10.17.2005

The best turn-down EVER

Most of your fourth year of medicine is taken up by the application for residencies. Those of you who remember speaking with me after I got into medical school may recall me saying something along the lines of, "all the pressure's off now, I'm a doctor no matter what!"

Ha.

Turns out it is, in fact, occasionally extremely difficult to get into certain programs - including emergency medicine, which is what I happen to have decided upon. The residency programs, overall, have something like a 33% acceptance rate - roughly 80 applicants for the 28 spots nationwide last year. Ouch.
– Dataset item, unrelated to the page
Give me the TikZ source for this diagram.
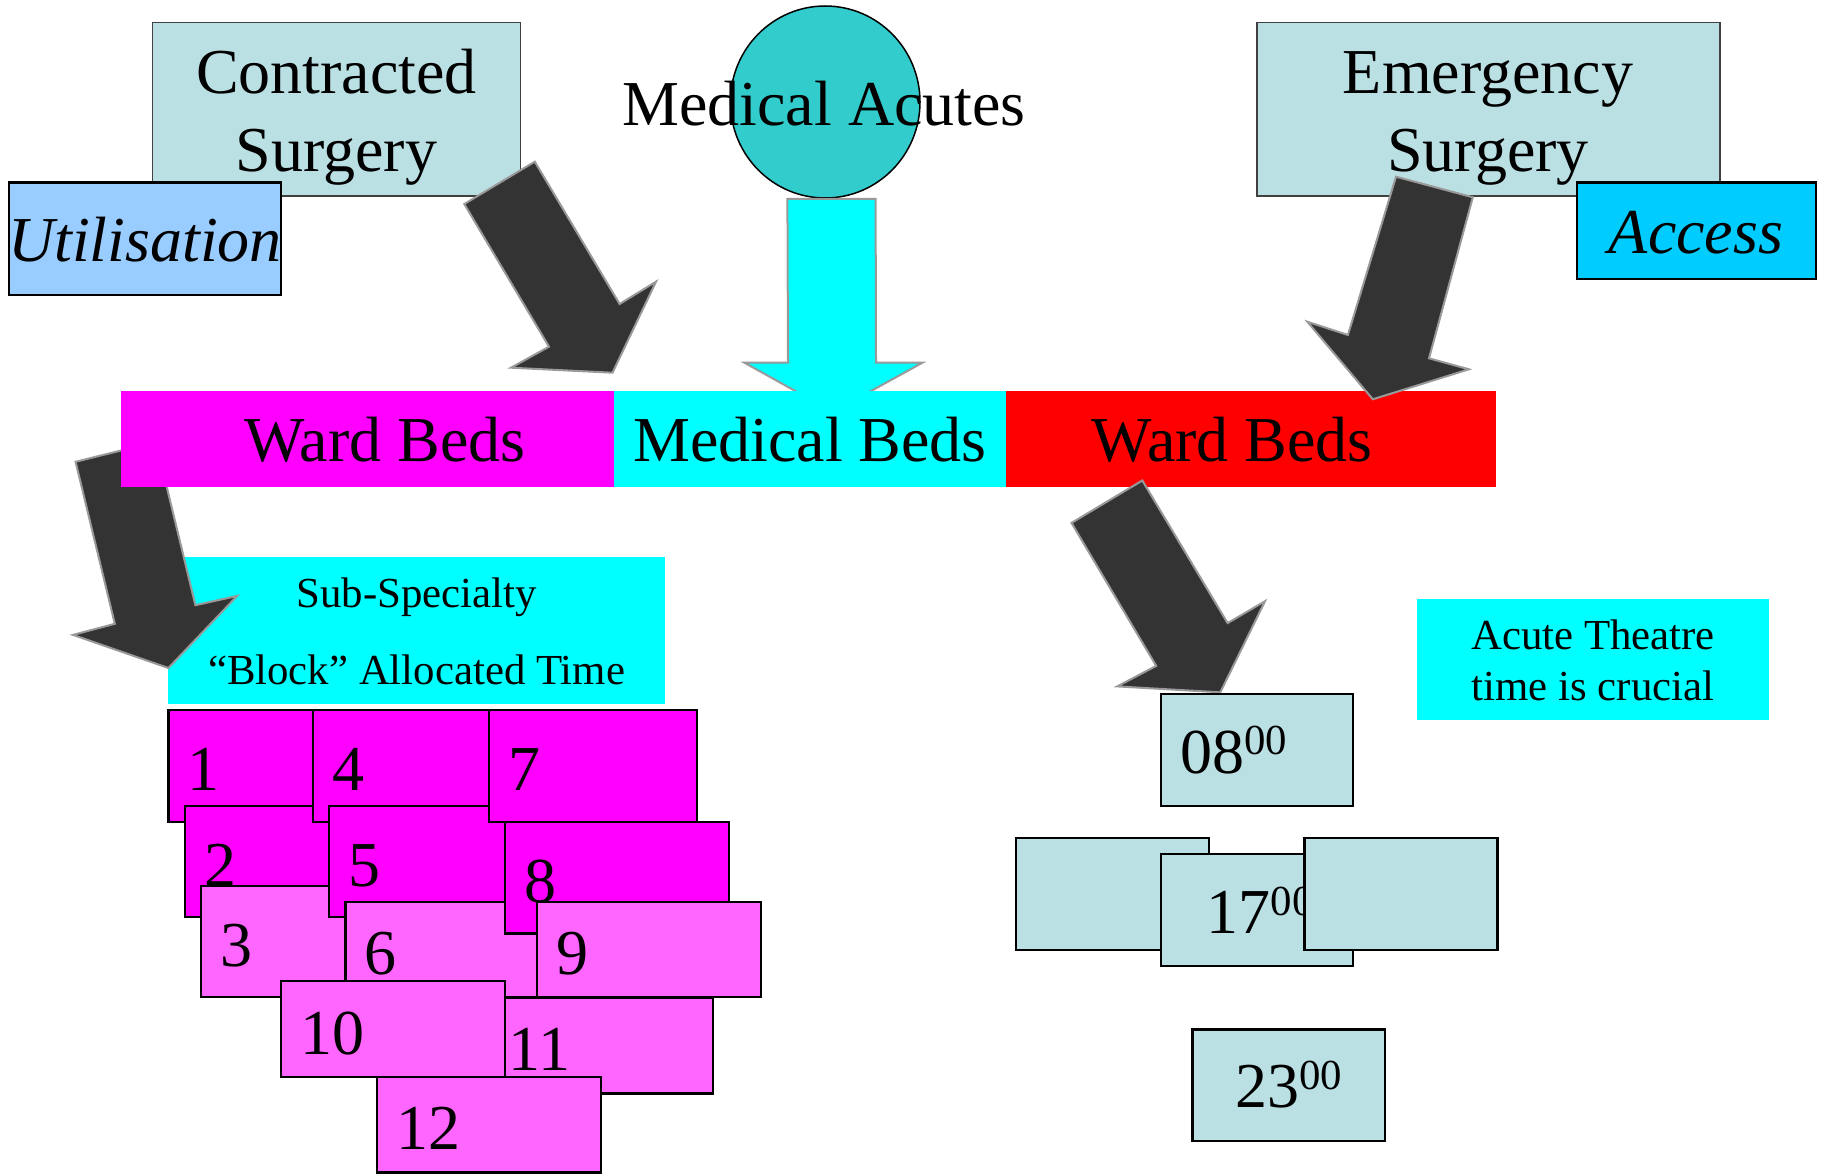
\documentclass[tikz,border=0pt]{standalone}
\usepackage{fontspec}
\setmainfont{Liberation Serif}
\usetikzlibrary{fit,shapes.geometric}

\definecolor{paleteal}{HTML}{BBE0E3}
\definecolor{skyblue}{HTML}{99CCFF}
\definecolor{accessblue}{HTML}{00CCFF}
\definecolor{tealdisc}{HTML}{33CCCC}
\definecolor{aqua}{HTML}{00FFFF}
\definecolor{mag}{HTML}{FF00FF}
\definecolor{lightmag}{HTML}{FF66FF}
\definecolor{arrowdark}{HTML}{333333}
\definecolor{arrowedge}{HTML}{999999}

% superscript minutes
\newcommand\hrs[1]{\raisebox{9.4pt}{\fontsize{21.4pt}{21.4pt}\selectfont #1}}

% numbered session block: name, x1, y1, x2, y2, fill, label
\newcommand\sessionblock[7]{%
  \node[slotbox, fill=#6, fit={(#2,#3) (#4,#5)}] (#1) {};
  \node[bigtext, anchor=base west] at (#2+19, {(#3+#5)/2+25}) {#7};
}

\begin{document}
\begin{tikzpicture}[x=0.5pt, y=-0.5pt,
  bigtext/.style={font=\fontsize{32pt}{38pt}\selectfont, inner sep=0pt, anchor=base},
  smalltext/.style={font=\fontsize{21.4pt}{25pt}\selectfont, inner sep=0pt, anchor=base},
  panel/.style={rectangle, inner sep=0pt, draw=black!75, line width=0.75pt, fill=paleteal},
  tagbox/.style={rectangle, inner sep=0pt, draw=black, line width=1.3pt},
  band/.style={rectangle, inner sep=0pt, draw=none},
  slotbox/.style={rectangle, inner sep=0pt, draw=black, line width=1.1pt},
  timebox/.style={rectangle, inner sep=0pt, draw=black, line width=1.1pt, fill=paleteal},
  blockarrow/.style={fill=arrowdark, draw=arrowedge, line width=1pt, line join=miter},
  cyanarrow/.style={fill=aqua, draw=arrowedge, line width=1pt, line join=miter}]

\useasboundingbox (0,0) rectangle (1824,1176);

% ---- sources ----
\node[panel, fit={(152.7,22.7) (520.5,196)}] (contracted) {};
\node[bigtext] at (336.5,93.3) {Contracted};
\node[bigtext] at (336.5,171.7) {Surgery};
\node[tagbox, fill=skyblue, fit={(8.9,182.7) (281,295)}] (util) {};
\node[bigtext] at (145,261.7) {\itshape Utilisation};

\node[panel, fit={(1257,22.7) (1720,196)}] (emergency) {};
\node[bigtext] at (1488,93.3) {Emergency};
\node[bigtext] at (1488,171.7) {Surgery};
\node[tagbox, fill=accessblue, fit={(1577,182.7) (1816,279)}] (access) {};
\node[bigtext] at (1696,253.3) {\itshape Access};

\node[ellipse, draw=black, line width=0.75pt, fill=tealdisc, inner sep=0pt,
      minimum width=94.8pt, minimum height=96pt] (acutes) at (825.2,102) {};
\node[bigtext] at (824,126) {Medical Acutes};

% medical inflow arrow
\draw[cyanarrow] (787.4,199) -- (875.6,199) -- (876,362.7) -- (922.4,362.7)
  -- (833,412) -- (744.4,362.7) -- (788,362.7) -- cycle;

% ---- sub-specialty label and its arrow ----
\node[band, fill=aqua, fit={(168.4,557.4) (664.8,704.3)}] (subspec) {};
\node[smalltext] at (416.5,607.4) {Sub-Specialty};
\node[smalltext] at (416.5,684.4) {``Block'' Allocated Time};

\draw[blockarrow] (75.6,461.8) -- (155.8,441.8) -- (195.4,605.2) -- (237.2,595.9)
  -- (168.4,668) -- (73,634.9) -- (114.8,623.8) -- cycle;

% ---- bed bands ----
\node[band, fill=mag, fit={(121,391) (614,486.7)}] (wardL) {};
\node[band, fill=aqua, fit={(614,391) (1006,486.7)}] (medbeds) {};
\node[band, fill=red, fit={(1006,391) (1496,486.7)}] (wardR) {};
\node[bigtext] at (385,461.7) {Ward Beds};
\node[bigtext] at (810,461.7) {Medical Beds};
\node[bigtext] at (1232.4,461.7) {Ward Beds};

% ---- block arrows ----
\draw[blockarrow] (534.8,161.7) -- (464.3,204) -- (549,346.7) -- (511,367.7)
  -- (612.5,372.7) -- (656,281.7) -- (619.6,304) -- cycle;
\draw[blockarrow] (1396,176.7) -- (1472.8,197.3) -- (1429,358.3) -- (1468.9,369.3)
  -- (1372.8,399.3) -- (1307.3,321.7) -- (1347.9,335) -- cycle;
\draw[blockarrow] (1142.3,480.5) -- (1071.5,522.9) -- (1156.2,665.9) -- (1117.2,686.4)
  -- (1220.3,692.3) -- (1265,601.2) -- (1227.6,623.1) -- cycle;

% ---- session blocks ----
\sessionblock{s1}{168.4}{710}{376.4}{821.6}{mag}{1}
\sessionblock{s2}{184.7}{805.7}{392.7}{917.2}{mag}{2}
\sessionblock{s3}{201}{885.8}{409}{996.8}{lightmag}{3}
\sessionblock{s4}{312.8}{710}{520.8}{821.6}{mag}{4}
\sessionblock{s5}{329}{805.7}{537}{917.2}{mag}{5}
\sessionblock{s6}{345.4}{901.7}{569.4}{997}{lightmag}{6}
\sessionblock{s7}{488.8}{710}{697}{821.6}{mag}{7}
\sessionblock{s8}{505}{821.6}{728.6}{933.5}{mag}{8}
\sessionblock{s9}{537}{901.7}{761}{996.8}{lightmag}{9}
\sessionblock{s11}{489}{998}{713}{1093.5}{lightmag}{11}
\sessionblock{s10}{281}{981.3}{505}{1077.3}{lightmag}{10}
\sessionblock{s12}{377}{1077.3}{601}{1172.5}{lightmag}{12}

% ---- acute theatre times ----
\node[timebox, fit={(1160.7,694.2) (1353,806.2)}] (t08) {};
\node[bigtext, anchor=base west] at (1180,773.4) {08\hrs{00}};

\node[timebox, fit={(1016.3,838) (1209.2,949.7)}] (t17a) {};
\node[timebox, fit={(1160.7,854) (1353,965.7)}] (t17) {};
\node[bigtext, anchor=base west] at (1206.5,933.8) {17\hrs{00}};
\node[timebox, fit={(1304.5,838) (1497.4,949.7)}] (t17b) {};

\node[timebox, fit={(1192.5,1029.5) (1385.3,1141)}] (t23) {};
\node[bigtext, anchor=base west] at (1235,1107.8) {23\hrs{00}};

\node[band, fill=aqua, fit={(1417,598.5) (1768.8,720)}] (crucial) {};
\node[smalltext] at (1593,649) {Acute Theatre};
\node[smalltext] at (1593,700) {time is crucial};

\end{tikzpicture}
\end{document}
The analogy I've developed to explain this is that I've fallen for the most beautiful, most popular girl in school, and everyone wants to take her to the dance. It's still worth the effort, in my mind, to ask her out, but I have to operate under the assumption that she'll say no. However, Emergency Medicine has a friend. This friend is named Family Medicine, and Family is easy. I mean, she will put out for ANYONE. She's not quite as attractive as Emergency, but she'll get you where you want to go - specifically, via the CCFP-EM program, which is a third year of family residency which lets you work in ERs.

I get the occasional disgusted look while explaining my analogy, but it's a decent framework.

Anyhow, a large part of your application for the residencies is your reference letters; you're essentially expected to get a reference letter for every rotation or elective you do in your field of choice. This is tough in ER, since you tend to spend very little time with any given doctor because your schedules rarely coincide. I've been trying to get references out of rotation coordinators, since they see all my evaluations from other doctors, but failed in the case of one from the University Hospital.

His excuse? "I can't give you a letter because I'm in rural Zambia."

Seriously. If I had a nickel for every time a girl turned me down because "I'm washing my hair... in rural Zambia, " or "I'm dating someone else.... from rural Zambia!" I'd be a richer man today.

I have to stop going after girls from rural Zambia.